MATERIAL =>
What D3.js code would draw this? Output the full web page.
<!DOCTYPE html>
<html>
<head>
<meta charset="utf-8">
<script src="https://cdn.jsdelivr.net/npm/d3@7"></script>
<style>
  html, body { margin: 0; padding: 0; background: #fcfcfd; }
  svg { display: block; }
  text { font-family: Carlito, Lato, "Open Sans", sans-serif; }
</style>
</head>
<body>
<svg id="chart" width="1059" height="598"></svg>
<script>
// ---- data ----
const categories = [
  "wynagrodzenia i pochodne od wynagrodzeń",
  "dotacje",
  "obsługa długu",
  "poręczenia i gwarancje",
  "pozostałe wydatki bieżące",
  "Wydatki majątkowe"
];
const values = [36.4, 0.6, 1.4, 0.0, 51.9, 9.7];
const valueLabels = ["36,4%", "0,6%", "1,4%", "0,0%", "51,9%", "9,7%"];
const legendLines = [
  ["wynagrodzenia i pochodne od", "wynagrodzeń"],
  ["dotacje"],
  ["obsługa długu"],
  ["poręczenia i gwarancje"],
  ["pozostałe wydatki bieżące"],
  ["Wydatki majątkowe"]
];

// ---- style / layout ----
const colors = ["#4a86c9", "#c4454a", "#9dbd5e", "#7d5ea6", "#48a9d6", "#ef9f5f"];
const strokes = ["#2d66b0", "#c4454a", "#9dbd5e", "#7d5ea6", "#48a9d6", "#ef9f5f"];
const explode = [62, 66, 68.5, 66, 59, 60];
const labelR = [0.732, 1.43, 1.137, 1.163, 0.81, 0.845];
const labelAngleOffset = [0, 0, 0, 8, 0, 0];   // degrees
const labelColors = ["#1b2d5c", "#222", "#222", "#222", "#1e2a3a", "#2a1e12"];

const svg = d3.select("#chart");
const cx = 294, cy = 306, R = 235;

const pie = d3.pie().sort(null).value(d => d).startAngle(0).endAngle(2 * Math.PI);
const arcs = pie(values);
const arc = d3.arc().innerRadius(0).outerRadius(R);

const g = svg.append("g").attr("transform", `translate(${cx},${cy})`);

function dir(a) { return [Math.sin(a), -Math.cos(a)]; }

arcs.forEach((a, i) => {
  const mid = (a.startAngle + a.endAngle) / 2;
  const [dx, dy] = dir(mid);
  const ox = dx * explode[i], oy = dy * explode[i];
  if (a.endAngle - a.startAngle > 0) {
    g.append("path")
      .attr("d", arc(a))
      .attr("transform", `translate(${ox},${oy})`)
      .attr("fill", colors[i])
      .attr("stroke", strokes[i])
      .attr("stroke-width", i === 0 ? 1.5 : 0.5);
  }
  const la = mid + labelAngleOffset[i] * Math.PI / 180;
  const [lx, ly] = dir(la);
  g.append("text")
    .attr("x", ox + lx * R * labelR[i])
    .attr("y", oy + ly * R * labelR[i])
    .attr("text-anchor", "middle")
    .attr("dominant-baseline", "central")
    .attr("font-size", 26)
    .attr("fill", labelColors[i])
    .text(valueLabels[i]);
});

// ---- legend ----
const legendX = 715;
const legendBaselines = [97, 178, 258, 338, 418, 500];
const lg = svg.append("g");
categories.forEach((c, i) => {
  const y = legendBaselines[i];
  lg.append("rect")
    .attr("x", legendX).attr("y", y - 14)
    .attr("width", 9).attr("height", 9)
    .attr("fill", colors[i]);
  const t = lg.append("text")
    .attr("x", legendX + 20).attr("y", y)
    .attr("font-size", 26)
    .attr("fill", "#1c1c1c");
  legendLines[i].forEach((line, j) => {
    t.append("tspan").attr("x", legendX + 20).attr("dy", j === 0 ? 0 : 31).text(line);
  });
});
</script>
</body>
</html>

WHAT TO PRODUCE => Retype all of the material above with every character intact.

ANSWER TO THIS PROBLEM =>
What D3.js code would draw this? Output the full web page.
<!DOCTYPE html>
<html>
<head>
<meta charset="utf-8">
<script src="https://cdn.jsdelivr.net/npm/d3@7"></script>
<style>
  html, body { margin: 0; padding: 0; background: #fcfcfd; }
  svg { display: block; }
  text { font-family: Carlito, Lato, "Open Sans", sans-serif; }
</style>
</head>
<body>
<svg id="chart" width="1059" height="598"></svg>
<script>
// ---- data ----
const categories = [
  "wynagrodzenia i pochodne od wynagrodzeń",
  "dotacje",
  "obsługa długu",
  "poręczenia i gwarancje",
  "pozostałe wydatki bieżące",
  "Wydatki majątkowe"
];
const values = [36.4, 0.6, 1.4, 0.0, 51.9, 9.7];
const valueLabels = ["36,4%", "0,6%", "1,4%", "0,0%", "51,9%", "9,7%"];
const legendLines = [
  ["wynagrodzenia i pochodne od", "wynagrodzeń"],
  ["dotacje"],
  ["obsługa długu"],
  ["poręczenia i gwarancje"],
  ["pozostałe wydatki bieżące"],
  ["Wydatki majątkowe"]
];

// ---- style / layout ----
const colors = ["#4a86c9", "#c4454a", "#9dbd5e", "#7d5ea6", "#48a9d6", "#ef9f5f"];
const strokes = ["#2d66b0", "#c4454a", "#9dbd5e", "#7d5ea6", "#48a9d6", "#ef9f5f"];
const explode = [62, 66, 68.5, 66, 59, 60];
const labelR = [0.732, 1.43, 1.137, 1.163, 0.81, 0.845];
const labelAngleOffset = [0, 0, 0, 8, 0, 0];   // degrees
const labelColors = ["#1b2d5c", "#222", "#222", "#222", "#1e2a3a", "#2a1e12"];

const svg = d3.select("#chart");
const cx = 294, cy = 306, R = 235;

const pie = d3.pie().sort(null).value(d => d).startAngle(0).endAngle(2 * Math.PI);
const arcs = pie(values);
const arc = d3.arc().innerRadius(0).outerRadius(R);

const g = svg.append("g").attr("transform", `translate(${cx},${cy})`);

function dir(a) { return [Math.sin(a), -Math.cos(a)]; }

arcs.forEach((a, i) => {
  const mid = (a.startAngle + a.endAngle) / 2;
  const [dx, dy] = dir(mid);
  const ox = dx * explode[i], oy = dy * explode[i];
  if (a.endAngle - a.startAngle > 0) {
    g.append("path")
      .attr("d", arc(a))
      .attr("transform", `translate(${ox},${oy})`)
      .attr("fill", colors[i])
      .attr("stroke", strokes[i])
      .attr("stroke-width", i === 0 ? 1.5 : 0.5);
  }
  const la = mid + labelAngleOffset[i] * Math.PI / 180;
  const [lx, ly] = dir(la);
  g.append("text")
    .attr("x", ox + lx * R * labelR[i])
    .attr("y", oy + ly * R * labelR[i])
    .attr("text-anchor", "middle")
    .attr("dominant-baseline", "central")
    .attr("font-size", 26)
    .attr("fill", labelColors[i])
    .text(valueLabels[i]);
});

// ---- legend ----
const legendX = 715;
const legendBaselines = [97, 178, 258, 338, 418, 500];
const lg = svg.append("g");
categories.forEach((c, i) => {
  const y = legendBaselines[i];
  lg.append("rect")
    .attr("x", legendX).attr("y", y - 14)
    .attr("width", 9).attr("height", 9)
    .attr("fill", colors[i]);
  const t = lg.append("text")
    .attr("x", legendX + 20).attr("y", y)
    .attr("font-size", 26)
    .attr("fill", "#1c1c1c");
  legendLines[i].forEach((line, j) => {
    t.append("tspan").attr("x", legendX + 20).attr("dy", j === 0 ? 0 : 31).text(line);
  });
});
</script>
</body>
</html>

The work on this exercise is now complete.